## Raw data:
┄┄┄┄┄┄
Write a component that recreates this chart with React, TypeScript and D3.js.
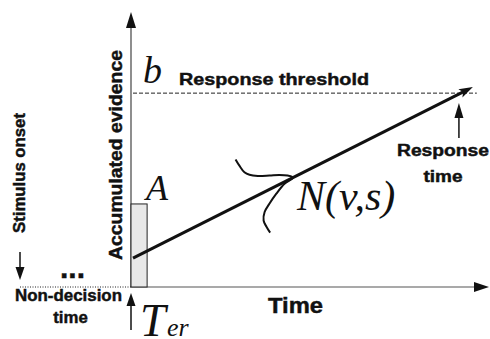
import React from "react";
import * as d3 from "d3";

// ---- Data (abstract units: time 0..1, evidence 0..1) ----
const timeDomain = [0, 1];
const evidenceDomain = [0, 1];
const thresholdB = [0.705];          // response threshold b
const startPointA = [0.302];         // upper bound of start-point range A
const startPoint = [0.105];          // sampled start point
const accumEnd = [0.955, 0.727];     // time, evidence at arrow tip
const responseTime = [0.916];        // response time marker
const thresholdEnd = [0.966];        // end of dashed threshold line
const rectWidth = [0.045];           // width of A box in time units
const driftPeakT = [0.4525];         // where N(v,s) is drawn on the path
// density sketch N(v,s): position along base (-1..1) and relative density
const curveT = [-1.0, -0.82, -0.62, -0.51, -0.4, -0.29, -0.2, -0.1, 0, 0.05, 0.19, 0.34, 0.48, 0.66, 0.83, 1.0];
const curveD = [0.0, 0.02, 0.06, 0.14, 0.3, 0.54, 0.75, 0.91, 1.0, 0.77, 0.51, 0.28, 0.1, 0.0, 0.0, 0.02];

const SANS = "'Liberation Sans', Arial, Helvetica, sans-serif";
const SERIF = "'Liberation Serif', 'Times New Roman', serif";

export default function App() {
  const W = 490, H = 339;
  const x = d3.scaleLinear().domain(timeDomain).range([131, 489]);
  const y = d3.scaleLinear().domain(evidenceDomain).range([287, 12]);

  const x0 = x(0), y0 = y(0);
  const lineStart: [number, number] = [x(0) + 2, y(startPoint[0])];
  const lineEnd: [number, number] = [x(accumEnd[0]), y(accumEnd[1])];

  const pt = x(driftPeakT[0]);
  const frac = (pt - lineStart[0]) / (lineEnd[0] - lineStart[0]);
  const peak: [number, number] = [pt, lineStart[1] + frac * (lineEnd[1] - lineStart[1])];
  const u = [0.417, 0.909];
  const n = [0.909, -0.417];
  const halfLen = 40.5, height = 44.6;
  const c = [peak[0] - height * n[0], peak[1] - height * n[1]];
  const curvePts: [number, number][] = curveT.map((t, i) => [
    c[0] + t * halfLen * u[0] + curveD[i] * height * n[0],
    c[1] + t * halfLen * u[1] + curveD[i] * height * n[1],
  ]);
  const curvePath = d3.line().curve(d3.curveCatmullRom.alpha(0.5))(curvePts) || "";

  const ang = Math.atan2(lineEnd[1] - lineStart[1], lineEnd[0] - lineStart[0]);
  const ah = (tip: [number, number], a: number, len: number, w: number, notch = 0) => {
    const bx = tip[0] - len * Math.cos(a), by = tip[1] - len * Math.sin(a);
    const px = -Math.sin(a) * w / 2, py = Math.cos(a) * w / 2;
    const nx = tip[0] - (len - notch) * Math.cos(a), ny = tip[1] - (len - notch) * Math.sin(a);
    return `M${tip[0]},${tip[1]}L${bx + px},${by + py}L${nx},${ny}L${bx - px},${by - py}Z`;
  };

  const yb = y(thresholdB[0]);
  const yA = y(startPointA[0]);
  const xr = x(responseTime[0]);

  const bold = { fontFamily: SANS, fontWeight: "bold" as const, fill: "#111", stroke: "#111", strokeWidth: 0.45 };

  return (
    <svg width={W} height={H} style={{ position: "absolute", left: 0, top: 0, background: "#fff" }}>
      {/* axes */}
      <line x1={x0} y1={y0} x2={x0} y2={y(1) + 12} stroke="#444" strokeWidth={1.2} />
      <path d={ah([x0, y(1)], -Math.PI / 2, 16, 10)} fill="#111" />
      <line x1={x0} y1={y0} x2={x(1) - 12} y2={y0} stroke="#555" strokeWidth={1.2} />
      <path d={ah([x(1), y0], 0, 15, 10)} fill="#111" />

      {/* dotted extension to stimulus onset */}
      <line x1={20} y1={y0} x2={x0} y2={y0} stroke="#222" strokeWidth={1} strokeDasharray="1,1.5" />

      {/* threshold */}
      <line x1={x0 + 2} y1={yb} x2={x(thresholdEnd[0])} y2={yb} stroke="#222" strokeWidth={1} strokeDasharray="4,2" />

      {/* A box */}
      <rect x={x0} y={yA} width={x(rectWidth[0]) - x0} height={y0 - yA} fill="#e8e8e8" stroke="#222" strokeWidth={1} />

      {/* accumulation path */}
      <line x1={lineStart[0]} y1={lineStart[1]}
        x2={lineEnd[0] - 8 * Math.cos(ang)} y2={lineEnd[1] - 8 * Math.sin(ang)}
        stroke="#111" strokeWidth={3} />
      <path d={ah(lineEnd, ang, 14, 9, 3)} fill="#111" />

      {/* drift distribution */}
      <path d={curvePath} fill="none" stroke="#111" strokeWidth={2} />

      {/* response time arrow */}
      <line x1={xr} y1={138} x2={xr} y2={112} stroke="#111" strokeWidth={1.5} />
      <path d={ah([xr, 103], -Math.PI / 2, 15, 9)} fill="#111" />

      {/* stimulus onset arrow */}
      <line x1={20} y1={252} x2={20} y2={270} stroke="#111" strokeWidth={1.5} />
      <path d={ah([20, 280], Math.PI / 2, 13, 9)} fill="#111" />

      {/* Ter arrow */}
      <line x1={x0} y1={330} x2={x0} y2={302} stroke="#111" strokeWidth={1.5} />
      <path d={ah([x0, 293], -Math.PI / 2, 13, 9)} fill="#111" />

      {/* texts */}
      <text x={143} y={83} fontFamily={SERIF} fontStyle="italic" fontSize={38} fill="#111">b</text>
      <text x={179} y={85} {...bold} fontSize={17}
        textLength={190} lengthAdjust="spacingAndGlyphs">Response threshold</text>
      <text x={146} y={200} fontFamily={SERIF} fontStyle="italic" fontSize={36} fill="#111">A</text>
      <text x={297} y={210} fontFamily={SERIF} fontStyle="italic" fontSize={42} fill="#111">N(v,s)</text>
      <text x={443} y={156} textAnchor="middle" {...bold} fontSize={16}
        textLength={92} lengthAdjust="spacingAndGlyphs">Response</text>
      <text x={443} y={182} textAnchor="middle" {...bold} fontSize={16}
        textLength={39} lengthAdjust="spacingAndGlyphs">time</text>
      <text transform="translate(122,155) rotate(-90)" textAnchor="middle" {...bold}
        fontSize={19} textLength={210} lengthAdjust="spacingAndGlyphs">Accumulated evidence</text>
      <text transform="translate(25,173) rotate(-90)" textAnchor="middle" {...bold}
        fontSize={16.5} textLength={120} lengthAdjust="spacingAndGlyphs">Stimulus onset</text>
      <text x={60} y={278} {...bold} fontSize={30}>...</text>
      <text x={68.5} y={301} textAnchor="middle" {...bold} fontSize={16.8}
        textLength={107} lengthAdjust="spacingAndGlyphs">Non-decision</text>
      <text x={70.5} y={323} textAnchor="middle" {...bold} fontSize={16.8}>time</text>
      <text x={268} y={313} {...bold} fontSize={22.5} textLength={55} lengthAdjust="spacingAndGlyphs">Time</text>
      <text x={140} y={336} fontFamily={SERIF} fontStyle="italic" fontSize={46} fill="#111">T</text>
      <text x={167} y={336} fontFamily={SERIF} fontStyle="italic" fontSize={26} fill="#111">er</text>
    </svg>
  );
}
┄┄┄┄┄┄
## Aim of the task:
Print out the lines exactly, skipping any picture.

## Written solution:
Write a component that recreates this chart with React, TypeScript and D3.js.
import React from "react";
import * as d3 from "d3";

// ---- Data (abstract units: time 0..1, evidence 0..1) ----
const timeDomain = [0, 1];
const evidenceDomain = [0, 1];
const thresholdB = [0.705];          // response threshold b
const startPointA = [0.302];         // upper bound of start-point range A
const startPoint = [0.105];          // sampled start point
const accumEnd = [0.955, 0.727];     // time, evidence at arrow tip
const responseTime = [0.916];        // response time marker
const thresholdEnd = [0.966];        // end of dashed threshold line
const rectWidth = [0.045];           // width of A box in time units
const driftPeakT = [0.4525];         // where N(v,s) is drawn on the path
// density sketch N(v,s): position along base (-1..1) and relative density
const curveT = [-1.0, -0.82, -0.62, -0.51, -0.4, -0.29, -0.2, -0.1, 0, 0.05, 0.19, 0.34, 0.48, 0.66, 0.83, 1.0];
const curveD = [0.0, 0.02, 0.06, 0.14, 0.3, 0.54, 0.75, 0.91, 1.0, 0.77, 0.51, 0.28, 0.1, 0.0, 0.0, 0.02];

const SANS = "'Liberation Sans', Arial, Helvetica, sans-serif";
const SERIF = "'Liberation Serif', 'Times New Roman', serif";

export default function App() {
  const W = 490, H = 339;
  const x = d3.scaleLinear().domain(timeDomain).range([131, 489]);
  const y = d3.scaleLinear().domain(evidenceDomain).range([287, 12]);

  const x0 = x(0), y0 = y(0);
  const lineStart: [number, number] = [x(0) + 2, y(startPoint[0])];
  const lineEnd: [number, number] = [x(accumEnd[0]), y(accumEnd[1])];

  const pt = x(driftPeakT[0]);
  const frac = (pt - lineStart[0]) / (lineEnd[0] - lineStart[0]);
  const peak: [number, number] = [pt, lineStart[1] + frac * (lineEnd[1] - lineStart[1])];
  const u = [0.417, 0.909];
  const n = [0.909, -0.417];
  const halfLen = 40.5, height = 44.6;
  const c = [peak[0] - height * n[0], peak[1] - height * n[1]];
  const curvePts: [number, number][] = curveT.map((t, i) => [
    c[0] + t * halfLen * u[0] + curveD[i] * height * n[0],
    c[1] + t * halfLen * u[1] + curveD[i] * height * n[1],
  ]);
  const curvePath = d3.line().curve(d3.curveCatmullRom.alpha(0.5))(curvePts) || "";

  const ang = Math.atan2(lineEnd[1] - lineStart[1], lineEnd[0] - lineStart[0]);
  const ah = (tip: [number, number], a: number, len: number, w: number, notch = 0) => {
    const bx = tip[0] - len * Math.cos(a), by = tip[1] - len * Math.sin(a);
    const px = -Math.sin(a) * w / 2, py = Math.cos(a) * w / 2;
    const nx = tip[0] - (len - notch) * Math.cos(a), ny = tip[1] - (len - notch) * Math.sin(a);
    return `M${tip[0]},${tip[1]}L${bx + px},${by + py}L${nx},${ny}L${bx - px},${by - py}Z`;
  };

  const yb = y(thresholdB[0]);
  const yA = y(startPointA[0]);
  const xr = x(responseTime[0]);

  const bold = { fontFamily: SANS, fontWeight: "bold" as const, fill: "#111", stroke: "#111", strokeWidth: 0.45 };

  return (
    <svg width={W} height={H} style={{ position: "absolute", left: 0, top: 0, background: "#fff" }}>
      {/* axes */}
      <line x1={x0} y1={y0} x2={x0} y2={y(1) + 12} stroke="#444" strokeWidth={1.2} />
      <path d={ah([x0, y(1)], -Math.PI / 2, 16, 10)} fill="#111" />
      <line x1={x0} y1={y0} x2={x(1) - 12} y2={y0} stroke="#555" strokeWidth={1.2} />
      <path d={ah([x(1), y0], 0, 15, 10)} fill="#111" />

      {/* dotted extension to stimulus onset */}
      <line x1={20} y1={y0} x2={x0} y2={y0} stroke="#222" strokeWidth={1} strokeDasharray="1,1.5" />

      {/* threshold */}
      <line x1={x0 + 2} y1={yb} x2={x(thresholdEnd[0])} y2={yb} stroke="#222" strokeWidth={1} strokeDasharray="4,2" />

      {/* A box */}
      <rect x={x0} y={yA} width={x(rectWidth[0]) - x0} height={y0 - yA} fill="#e8e8e8" stroke="#222" strokeWidth={1} />

      {/* accumulation path */}
      <line x1={lineStart[0]} y1={lineStart[1]}
        x2={lineEnd[0] - 8 * Math.cos(ang)} y2={lineEnd[1] - 8 * Math.sin(ang)}
        stroke="#111" strokeWidth={3} />
      <path d={ah(lineEnd, ang, 14, 9, 3)} fill="#111" />

      {/* drift distribution */}
      <path d={curvePath} fill="none" stroke="#111" strokeWidth={2} />

      {/* response time arrow */}
      <line x1={xr} y1={138} x2={xr} y2={112} stroke="#111" strokeWidth={1.5} />
      <path d={ah([xr, 103], -Math.PI / 2, 15, 9)} fill="#111" />

      {/* stimulus onset arrow */}
      <line x1={20} y1={252} x2={20} y2={270} stroke="#111" strokeWidth={1.5} />
      <path d={ah([20, 280], Math.PI / 2, 13, 9)} fill="#111" />

      {/* Ter arrow */}
      <line x1={x0} y1={330} x2={x0} y2={302} stroke="#111" strokeWidth={1.5} />
      <path d={ah([x0, 293], -Math.PI / 2, 13, 9)} fill="#111" />

      {/* texts */}
      <text x={143} y={83} fontFamily={SERIF} fontStyle="italic" fontSize={38} fill="#111">b</text>
      <text x={179} y={85} {...bold} fontSize={17}
        textLength={190} lengthAdjust="spacingAndGlyphs">Response threshold</text>
      <text x={146} y={200} fontFamily={SERIF} fontStyle="italic" fontSize={36} fill="#111">A</text>
      <text x={297} y={210} fontFamily={SERIF} fontStyle="italic" fontSize={42} fill="#111">N(v,s)</text>
      <text x={443} y={156} textAnchor="middle" {...bold} fontSize={16}
        textLength={92} lengthAdjust="spacingAndGlyphs">Response</text>
      <text x={443} y={182} textAnchor="middle" {...bold} fontSize={16}
        textLength={39} lengthAdjust="spacingAndGlyphs">time</text>
      <text transform="translate(122,155) rotate(-90)" textAnchor="middle" {...bold}
        fontSize={19} textLength={210} lengthAdjust="spacingAndGlyphs">Accumulated evidence</text>
      <text transform="translate(25,173) rotate(-90)" textAnchor="middle" {...bold}
        fontSize={16.5} textLength={120} lengthAdjust="spacingAndGlyphs">Stimulus onset</text>
      <text x={60} y={278} {...bold} fontSize={30}>...</text>
      <text x={68.5} y={301} textAnchor="middle" {...bold} fontSize={16.8}
        textLength={107} lengthAdjust="spacingAndGlyphs">Non-decision</text>
      <text x={70.5} y={323} textAnchor="middle" {...bold} fontSize={16.8}>time</text>
      <text x={268} y={313} {...bold} fontSize={22.5} textLength={55} lengthAdjust="spacingAndGlyphs">Time</text>
      <text x={140} y={336} fontFamily={SERIF} fontStyle="italic" fontSize={46} fill="#111">T</text>
      <text x={167} y={336} fontFamily={SERIF} fontStyle="italic" fontSize={26} fill="#111">er</text>
    </svg>
  );
}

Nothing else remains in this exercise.